DADT survey does just that.

So glad to see Nate Silver weighing into the mix on the validity of the DADT survey that the military is distributing to the troops (at a cost of $4.4 million). His conclusion: it’s fairly useless – hardly asking the relevant questions and therefore yielding dubious conclusions.

Rather than getting an assessment about the troops’ impressions of the DADT policy, the survey is mainly aiming to test specuation about homosexuals serving in the military, with questions geared toward whether troops believe there are gays among them. Nate identifies a couple of disturbing biases that this could yield:

What further seems likely is that the distribution of false positives will be biased. In particular, it seems likely to be biased in two ways:

— Soldiers in units with low morale are probably more likely to accuse one another of being gay based on hearsay evidence, i.e. rumors or innuendo. Although this might be changing some, there’s usually no better way for one young man to undermine another than to allege that he is gay. And these (usually spurious and false) accusations would presumably be more common in units where the troops weren’t getting along with one another. Thus, the survey will probably attribute lower morale to the presence of homosexuality within the unit, when in fact it’s low morale that triggers the suspicion (but not the actual fact) of homosexuality. [emphasis mine]

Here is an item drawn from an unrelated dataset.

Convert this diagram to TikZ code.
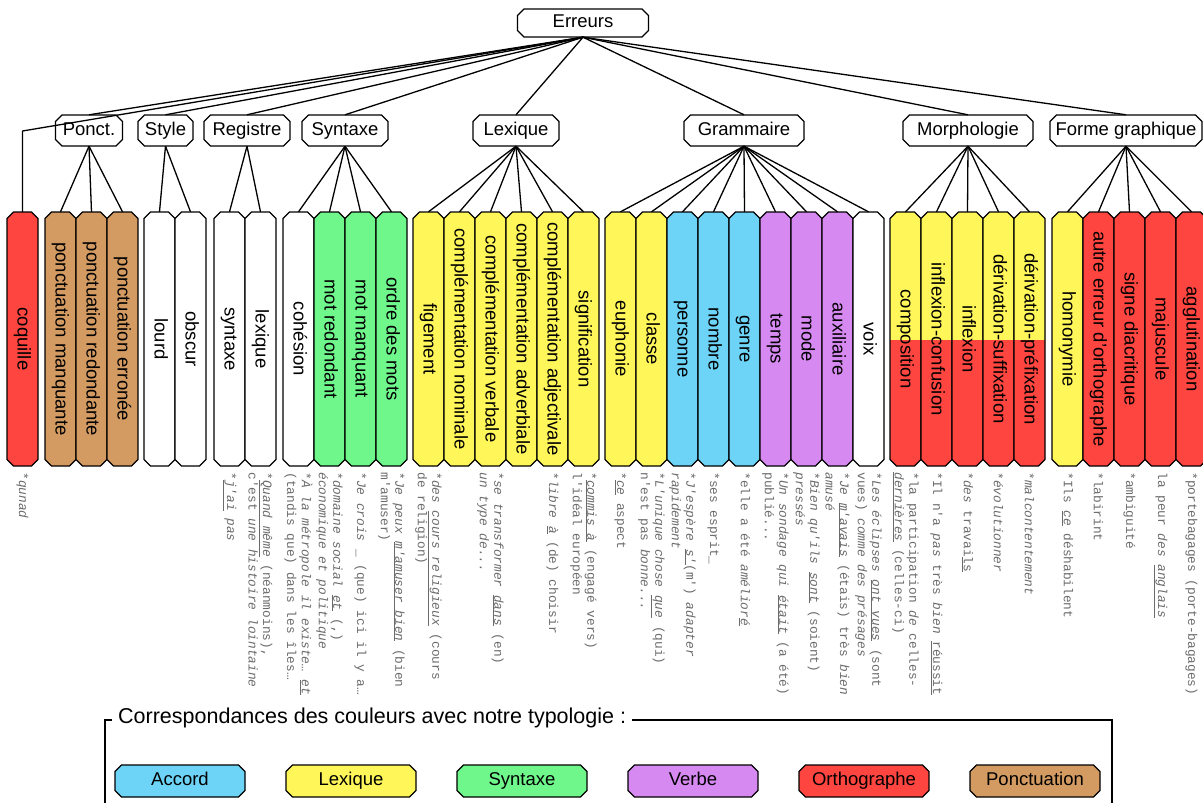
\documentclass[tikz,border=0pt]{standalone}
\usepackage{fontspec}
\usepackage{graphicx}
\setmainfont{Liberation Sans}
\newfontfamily\exfont{Liberation Mono}
\usetikzlibrary{calc}
\definecolor{cRed}{HTML}{FF453F}
\definecolor{cBrown}{HTML}{D39A62}
\definecolor{cGreen}{HTML}{6FF78C}
\definecolor{cYellow}{HTML}{FFF75A}
\definecolor{cBlue}{HTML}{6DD4F8}
\definecolor{cPurple}{HTML}{D789F2}
\tikzset{
  bx/.style={draw=black, line width=1.3pt, line join=round},
  lbl/.style={inner sep=0pt, font=\fontsize{18.5}{22}\selectfont},
  hz/.style={text height=13.5pt, text depth=4pt},
  ex/.style={rotate=-90, anchor=west, align=left, inner sep=0pt, text=black!58,
    font=\exfont\fontsize{12.8}{14.6}\selectfont},
  conn/.style={line width=1.3pt, line join=round},
}
% chamfered outline: options, cx, cy, w, h
\newcommand\chshape[5]{\path[#1] ({#2-#4/2+6.5},{#3-#5/2}) -- ({#2+#4/2-6.5},{#3-#5/2}) -- ({#2+#4/2},{#3-#5/2+6.5}) -- ({#2+#4/2},{#3+#5/2-6.5}) -- ({#2+#4/2-6.5},{#3+#5/2}) -- ({#2-#4/2+6.5},{#3+#5/2}) -- ({#2-#4/2},{#3+#5/2-6.5}) -- ({#2-#4/2},{#3-#5/2+6.5}) -- cycle;}
% name, cx, cy, w, h, fill, node options, text
\newcommand\chnode[8]{\chshape{bx, fill=#6}{#2}{#3}{#4}{#5}
  \node[lbl, minimum width=#4pt, minimum height=#5pt, #7] (#1) at (#2,#3) {#8};}
\newcommand\leafnode[4]{\chnode{#1}{#2}{339}{31}{254}{#3}{}{\rotatebox{-90}{\vphantom{dp}#4}}}
\newcommand\splitleaf[3]{\chshape{fill=cRed}{#2}{339}{31}{254}
  \begin{scope}\clip ({#2-20},200) rectangle ({#2+20},339);\chshape{fill=cYellow}{#2}{339}{31}{254}\end{scope}
  \chshape{bx}{#2}{339}{31}{254}
  \node[lbl, minimum width=31pt, minimum height=254pt] (#1) at (#2,339) {\rotatebox{-90}{\vphantom{dp}#3}};}
\begin{document}
\begin{tikzpicture}[x=1pt,y=-1pt]
\useasboundingbox (0,0) rectangle (1203,803);
\clip (0,0) rectangle (1203,803);

% root and categories
\chnode{err}{583}{23}{131}{28}{white}{hz}{Erreurs}
\chnode{cP}{89}{130.5}{67}{31}{white}{hz}{Ponct.}
\chnode{cS}{165.5}{130.5}{55}{31}{white}{hz}{Style}
\chnode{cR}{247}{130.5}{86}{31}{white}{hz}{Registre}
\chnode{cSy}{345}{130.5}{86}{31}{white}{hz}{Syntaxe}
\chnode{cL}{516}{130.5}{86}{31}{white}{hz}{Lexique}
\chnode{cG}{744}{130.5}{120}{31}{white}{hz}{Grammaire}
\chnode{cM}{968}{130.5}{130}{31}{white}{hz}{Morphologie}
\chnode{cF}{1126}{130.5}{152}{31}{white}{hz}{Forme graphique}

% leaves
\leafnode{coq}{22.5}{cRed}{coquille}
\leafnode{p1}{60.5}{cBrown}{ponctuation manquante}
\leafnode{p2}{91.5}{cBrown}{ponctuation redondante}
\leafnode{p3}{122.5}{cBrown}{ponctuation erronée}
\leafnode{s1}{159.5}{white}{lourd}
\leafnode{s2}{190.5}{white}{obscur}
\leafnode{r1}{229.5}{white}{syntaxe}
\leafnode{r2}{260.5}{white}{lexique}
\leafnode{y1}{298.5}{white}{cohésion}
\leafnode{y2}{329.5}{cGreen}{mot redondant}
\leafnode{y3}{360.5}{cGreen}{mot manquant}
\leafnode{y4}{391.5}{cGreen}{ordre des mots}
\leafnode{x1}{428.5}{cYellow}{figement}
\leafnode{x2}{459.5}{cYellow}{complémentation nominale}
\leafnode{x3}{490.5}{cYellow}{complémentation verbale}
\leafnode{x4}{521.5}{cYellow}{complémentation adverbiale}
\leafnode{x5}{552.5}{cYellow}{complémentation adjectivale}
\leafnode{x6}{583.5}{cYellow}{signification}
\leafnode{g1}{620.5}{cYellow}{euphonie}
\leafnode{g2}{651.5}{cYellow}{classe}
\leafnode{g3}{682.5}{cBlue}{personne}
\leafnode{g4}{713.5}{cBlue}{nombre}
\leafnode{g5}{744.5}{cBlue}{genre}
\leafnode{g6}{775.5}{cPurple}{temps}
\leafnode{g7}{806.5}{cPurple}{mode}
\leafnode{g8}{837.5}{cPurple}{auxiliaire}
\leafnode{g9}{868.5}{white}{voix}
\splitleaf{m1}{905.5}{composition}
\splitleaf{m2}{936.5}{inflexion-confusion}
\splitleaf{m3}{967.5}{inflexion}
\splitleaf{m4}{998.5}{dérivation-suffixation}
\splitleaf{m5}{1029.5}{dérivation-préfixation}
\leafnode{f1}{1067.5}{cYellow}{homonymie}
\leafnode{f2}{1098.5}{cRed}{autre erreur d'orthographe}
\leafnode{f3}{1129.5}{cRed}{signe diacritique}
\leafnode{f4}{1160.5}{cRed}{majuscule}
\leafnode{f5}{1191.5}{cRed}{agglutination}

% connectors
\coordinate (ck) at (22.5,131);
\draw[conn] (err.south) -- (ck) -- (coq.north);
\foreach \c in {cP,cS,cR,cSy,cL,cG,cM,cF} \draw[conn] (err.south) -- (\c.north);
\foreach \l in {p1,p2,p3} \draw[conn] (cP.south) -- (\l.north);
\foreach \l in {s1,s2} \draw[conn] (cS.south) -- (\l.north);
\foreach \l in {r1,r2} \draw[conn] (cR.south) -- (\l.north);
\foreach \l in {y1,y2,y3,y4} \draw[conn] (cSy.south) -- (\l.north);
\foreach \l in {x1,x2,x3,x4,x5,x6} \draw[conn] (cL.south) -- (\l.north);
\foreach \l in {g1,g2,g3,g4,g5,g6,g7,g8,g9} \draw[conn] (cG.south) -- (\l.north);
\foreach \l in {m1,m2,m3,m4,m5} \draw[conn] (cM.south) -- (\l.north);
\foreach \l in {f1,f2,f3,f4,f5} \draw[conn] (cF.south) -- (\l.north);

% examples
\node[ex] (e1) at ($(coq.south)+(0,6)$) {*\textit{qunad}};
\node[ex] (e2) at ($(r1.south)+(0,6)$) {*\underline{\textit{j'ai}} \textit{pas}};
\node[ex] (e3) at ($(r2.south)+(0,6)$) {*\underline{\textit{Quand même}} (néanmoins),\\c'est \textit{une histoire lointaine}};
\node[ex] (e4) at ($(y1.south)+(0,6)$) {*\textit{À la métropole il existe…} \underline{\textit{et}}\\(tandis que) dans les îles…};
\node[ex] (e5) at ($(y2.south)+(0,6)$) {*\textit{domaine social} \underline{\textit{et}} (,)\\\textit{économique et politique}};
\node[ex] (e6) at ($(y3.south)+(0,6)$) {*\textit{Je crois} \_ (que) ici il y a…};
\node[ex] (e7) at ($(y4.south)+(0,6)$) {*\textit{Je peux} \underline{\textit{m'amuser bien}} (bien\\m'amuser)};
\node[ex] (e8) at ($(x1.south)+(0,6)$) {*\textit{des} \underline{\textit{cours religieux}} (cours\\de religion)};
\node[ex] (e9) at ($(x3.south)+(0,6)$) {*\textit{se transformer} \underline{\textit{dans}} (en)\\\textit{un type de...}};
\node[ex] (e10) at ($(x5.south)+(0,6)$) {*\textit{libre} \underline{\textit{à}} (de) choisir};
\node[ex] (e11) at ($(x6.south)+(0,6)$) {*\underline{\textit{commis à}} (engagé vers)\\l'idéal européen};
\node[ex] (e12) at ($(g1.south)+(0,6)$) {*\underline{\textit{ce}} aspect};
\node[ex] (e13) at ($(g2.south)+(0,6)$) {*\textit{L'unique chose} \underline{\textit{que}} (qui)\\n'est pas \textit{bonne...}};
\node[ex] (e14) at ($(g3.south)+(0,6)$) {*\textit{J'espère} \underline{\textit{s'}}(m') \textit{adapter}\\\textit{rapidement}};
\node[ex] (e15) at ($(g4.south)+(0,6)$) {*ses esprit\_};
\node[ex] (e16) at ($(g5.south)+(0,6)$) {*elle a été \textit{amélior}\underline{\textit{é}}};
\node[ex] (e17) at ($(g6.south)+(0,6)$) {*\textit{Un sondage qui} \underline{\textit{était}} (a été)\\publié...};
\node[ex] (e18) at ($(g7.south)+(0,6)$) {*\textit{Bien qu'ils} \underline{\textit{sont}} (soient)\\\textit{pressés}};
\node[ex] (e19) at ($(g8.south)+(0,6)$) {*\textit{Je} \underline{\textit{m'avais}} (étais) très \textit{bien}\\\textit{amusé}};
\node[ex] (e20) at ($(g9.south)+(0,6)$) {*\textit{Les éclipses} \underline{\textit{ont vues}} (sont\\vues) \textit{comme des présages}};
\node[ex] (e21) at ($(m1.south)+(0,6)$) {*la participation \textit{de} celles-\\\underline{\textit{dernières}} (celles-ci)};
\node[ex] (e22) at ($(m2.south)+(0,6)$) {*Il n'a \textit{pas} très \textit{bien} \underline{réussit}};
\node[ex] (e23) at ($(m3.south)+(0,6)$) {*\textit{des} travai\underline{ls}};
\node[ex] (e24) at ($(m4.south)+(0,6)$) {*\textit{évolutionner}};
\node[ex] (e25) at ($(m5.south)+(0,6)$) {*\textit{malcontentement}};
\node[ex] (e26) at ($(f1.south)+(0,6)$) {*Ils \underline{\textit{ce}} déshabilent};
\node[ex] (e27) at ($(f2.south)+(0,6)$) {*labirint};
\node[ex] (e28) at ($(f3.south)+(0,6)$) {*ambiguité};
\node[ex] (e29) at ($(f4.south)+(0,6)$) {la peur \textit{des} \underline{\textit{anglais}}};
\node[ex] (e30) at ($(f5.south)+(0,6)$) {*portebagages (porte-bagages)};

% legend
\draw[line width=1.2pt] (105,830) -- (105,720) -- (1112,720) -- (1112,830);
\node[fill=white, anchor=west, inner xsep=6pt, inner ysep=3pt, font=\fontsize{21.5}{25}\selectfont] (lt) at (112,718) {Correspondances des couleurs avec notre typologie :};
\chnode{k1}{180}{781}{130}{32}{cBlue}{hz}{Accord}
\chnode{k2}{351}{781}{130}{32}{cYellow}{hz}{Lexique}
\chnode{k3}{522}{781}{130}{32}{cGreen}{hz}{Syntaxe}
\chnode{k4}{693}{781}{130}{32}{cPurple}{hz}{Verbe}
\chnode{k5}{864}{781}{130}{32}{cRed}{hz}{Orthographe}
\chnode{k6}{1035}{781}{130}{32}{cBrown}{hz}{Ponctuation}
\end{tikzpicture}
\end{document}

— Homophobic soldiers are probably more likely to accuse one another of being gay based on stereotypes. Our troops range from relatively worldly young men and women to others who are teenagers and who have barely seen the world outside of their hometowns. They might mistake behaviors (one’s choice of music, for instance) that in fact reflect socioeconomic or cultural differences for instead being indicators of sexual orientation. Or their homophobia might be less benign: they see gays lurking around every corner. If they don’t get along with their commander, for instance, they might put one or two facts together (he isn’t married and likes watching Sex and the City!) and conclude that must be gay.

I added the emphasis because I think it is a salient point about a very negative implication of distributing a survey like this that actually has adverse policy consequences. Biases that undermine the integrity of the survey are one thing, but biases that yield results that could lead to perverse policy prescriptions are especially onerous. Indeed, signs seem to point to the survey being intrinsically inclined to make overturning DADT more difficult, for spurious reasons.